> [Collected material]
····················

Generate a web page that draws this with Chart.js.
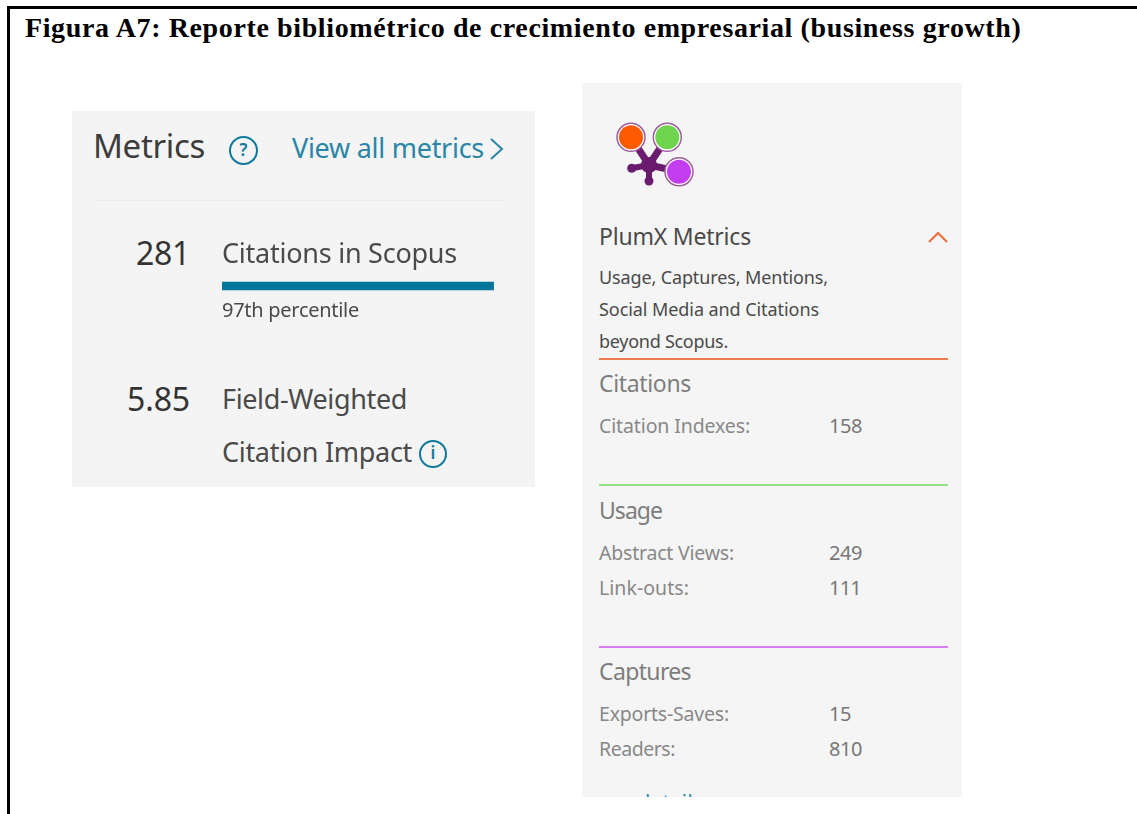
<!DOCTYPE html>
<html lang="es">
<head>
<meta charset="utf-8">
<title>Figura A7</title>
<script src="https://cdn.jsdelivr.net/npm/chart.js@4"></script>
<style>
  html, body { margin: 0; padding: 0; background: #fff; }
  #page { position: relative; width: 1137px; height: 814px; overflow: hidden; background: #fff; }
  .frameTop { position: absolute; left: 7px; top: 6px; width: 1130px; height: 2.5px; background: #000; }
  .frameLeft { position: absolute; left: 7px; top: 6px; width: 2.5px; height: 808px; background: #000; }
  .panel { position: absolute; background: #f4f4f4; overflow: hidden; }
  #left { left: 72px; top: 111px; width: 463px; height: 376px; }
  #right { left: 582px; top: 83px; width: 380px; height: 714px; background: #f5f5f5; }
  .t { position: absolute; white-space: nowrap; font-family: "Noto Sans", sans-serif; }
  .rule { position: absolute; left: 17px; width: 349px; height: 2px; }
  .icon { position: absolute; border-radius: 50%; border: 2.5px solid #0f7a9c; color: #0f7a9c; box-sizing: border-box;
          text-align: center; font-family: "Noto Sans", sans-serif; font-weight: 600; }
  canvas { position: absolute; }
  svg { position: absolute; }
</style>
</head>
<body>
<div id="page">
  <div class="frameTop"></div>
  <div class="frameLeft"></div>
  <div class="panel" id="left">
    <div style="position:absolute;left:21px;top:88.5px;width:411px;height:1px;background:#ececec"></div>
    <div class="icon" style="left:157px;top:25px;width:29px;height:29px;font-size:17px;line-height:23px">?</div>
    <div class="icon" style="left:347px;top:329px;width:28px;height:28px;font-size:17px;line-height:22px">i</div>
    <svg style="left:415px;top:26px" width="20" height="24"><path d="M4 2 L15 12 L4 22" fill="none" stroke="#2a86a8" stroke-width="2"/></svg>
    <canvas id="percentileBar" width="280" height="12" style="left:150px;top:169px"></canvas>
  </div>
  <div class="panel" id="right">
    <canvas id="plumLogo" width="100" height="90" style="left:23px;top:27px"></canvas>
    <svg style="left:345px;top:146px" width="22" height="16"><path d="M2 13 L11 4 L20 13" fill="none" stroke="#f26a3c" stroke-width="2"/></svg>
    <div class="rule" style="top:275px;background:#ee7a50"></div>
    <div class="rule" style="top:401px;background:#97e088"></div>
    <div class="rule" style="top:563px;background:#d67df0"></div>
  </div>
</div>
<script>
// values
const citationCount = [281];
const percentile = [97];
const fieldWeighted = [5.85];
const plumCategories = ['Citation Indexes', 'Abstract Views', 'Link-outs', 'Exports-Saves', 'Readers'];
const plumValues = [158, 249, 111, 15, 810];

// plum logo, nodes and arms
const logoNodeX = [26, 62.3, 74];
const logoNodeY = [27.3, 27.3, 61.7];
const logoColors = ['#ff5a00', '#6fd44e', '#c23cf0'];
const logoHubX = [44];
const logoHubY = [55];
const logoStubX = [26.7, 44];
const logoStubY = [58.3, 71];

const measure = document.createElement('canvas').getContext('2d');

// x and baseline are page pixels, width is the width of the text in the reference
function put(parent, text, x, base, size, color, width, family, weight) {
  const fam = family || '"Noto Sans"';
  const font = (weight || 'normal') + ' ' + size + 'px ' + fam;
  measure.font = font;
  const m = measure.measureText(text);
  const box = parent.getBoundingClientRect();
  const el = document.createElement('div');
  el.className = 't';
  el.textContent = text;
  el.style.font = font;
  el.style.lineHeight = 'normal';
  el.style.color = color;
  el.style.left = (x - box.left) + 'px';
  el.style.top = (base - box.top - m.fontBoundingBoxAscent) + 'px';
  if (width) el.style.letterSpacing = ((width - m.width) / text.length) + 'px';
  parent.appendChild(el);
}

const page = document.getElementById('page');
const left = document.getElementById('left');
const right = document.getElementById('right');

put(page, 'Figura A7: Reporte bibliométrico de crecimiento empresarial (business growth)', 25, 37, 28, '#000', 998, '"Liberation Serif"', 'bold');

put(left, 'Metrics', 93, 158, 33, '#3c3c3c', 112);
put(left, 'View all metrics', 292, 158, 27, '#2a86a8', 192);
put(left, String(citationCount[0]), 136, 265, 32, '#333', 54);
put(left, 'Citations in Scopus', 222, 263, 27, '#4a4a4a', 235);
put(left, percentile[0] + 'th percentile', 222, 317, 20, '#4a4a4a', 137);
put(left, fieldWeighted[0].toFixed(2), 127, 411, 32, '#333', 63);
put(left, 'Field-Weighted', 222, 409, 27, '#4a4a4a', 185);
put(left, 'Citation Impact', 222, 462, 27, '#4a4a4a', 190);

put(right, 'PlumX Metrics', 599, 245, 23, '#4a4a4a', 152);
put(right, 'Usage, Captures, Mentions,', 599, 284, 18, '#4a4a4a', 229);
put(right, 'Social Media and Citations', 599, 316, 18, '#4a4a4a', 220);
put(right, 'beyond Scopus.', 599, 348, 18, '#4a4a4a', 129);

const gray = '#7d7d7d';
put(right, 'Citations', 599, 392, 23, gray, 92);
put(right, 'Usage', 599, 519, 23, gray, 63);
put(right, 'Captures', 599, 680, 23, gray, 92);

const rowBase = [433, 560, 595, 721, 756];
const rowWidth = [151, 135, 90, 130, 76];
const numWidth = [33, 33, 32, 22, 33];
plumCategories.forEach(function (name, i) {
  put(right, name + ':', 599, rowBase[i], 19.5, '#888', rowWidth[i]);
  put(right, String(plumValues[i]), 829, rowBase[i], 20, '#777', numWidth[i]);
});
// only the ascenders of this link show in the reference, the panel cuts the rest
put(right, 'see details', 599, 809, 20, '#2a7fb5', 104);

new Chart(document.getElementById('percentileBar'), {
  type: 'bar',
  data: {
    labels: ['Citations in Scopus'],
    datasets: [{ data: percentile, backgroundColor: '#00769b', barThickness: 8, borderWidth: 0 }]
  },
  options: {
    indexAxis: 'y',
    responsive: false,
    animation: false,
    layout: { padding: 0 },
    plugins: { legend: { display: false }, tooltip: { enabled: false } },
    scales: {
      x: { display: false, min: 0, max: 100 },
      y: { display: false }
    }
  }
});

const purple = '#6a1b6e';
function toPoints(xs, ys) {
  return xs.map(function (x, i) { return { x: x, y: ys[i] }; });
}
function arm(x, y, width) {
  return {
    data: [{ x: logoHubX[0], y: logoHubY[0] }, { x: x, y: y }],
    showLine: true, borderColor: purple, borderWidth: width, borderCapStyle: 'round',
    pointRadius: 0, order: 5
  };
}

new Chart(document.getElementById('plumLogo'), {
  type: 'scatter',
  data: {
    datasets: [
      { label: 'nodes', data: toPoints(logoNodeX, logoNodeY), backgroundColor: logoColors, pointRadius: 12, borderWidth: 0, order: 1 },
      { label: 'rings', data: toPoints(logoNodeX, logoNodeY), backgroundColor: '#fff', borderColor: '#9c5f9e', borderWidth: 1.5, pointRadius: 14, order: 2 },
      { label: 'hub', data: toPoints(logoHubX, logoHubY), backgroundColor: purple, pointRadius: 8, borderWidth: 0, order: 4 },
      { label: 'stubs', data: toPoints(logoStubX, logoStubY), backgroundColor: purple, pointRadius: 4.5, borderWidth: 0, order: 4 },
      arm(logoNodeX[0], logoNodeY[0], 7),
      arm(logoNodeX[1], logoNodeY[1], 7),
      arm(logoNodeX[2], logoNodeY[2], 7),
      arm(logoStubX[0], logoStubY[0], 6),
      arm(logoStubX[1], logoStubY[1], 6)
    ]
  },
  options: {
    responsive: false,
    animation: false,
    layout: { padding: 0, autoPadding: false },
    plugins: { legend: { display: false }, tooltip: { enabled: false } },
    scales: {
      x: { display: false, min: 0, max: 100 },
      y: { display: false, min: 0, max: 90, reverse: true }
    }
  }
});
</script>
</body>
</html>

····················

> [Objective]
Which lines contain "this"? Copy each of them.

> [Written response]
Generate a web page that draws this with Chart.js.
// only the ascenders of this link show in the reference, the panel cuts the rest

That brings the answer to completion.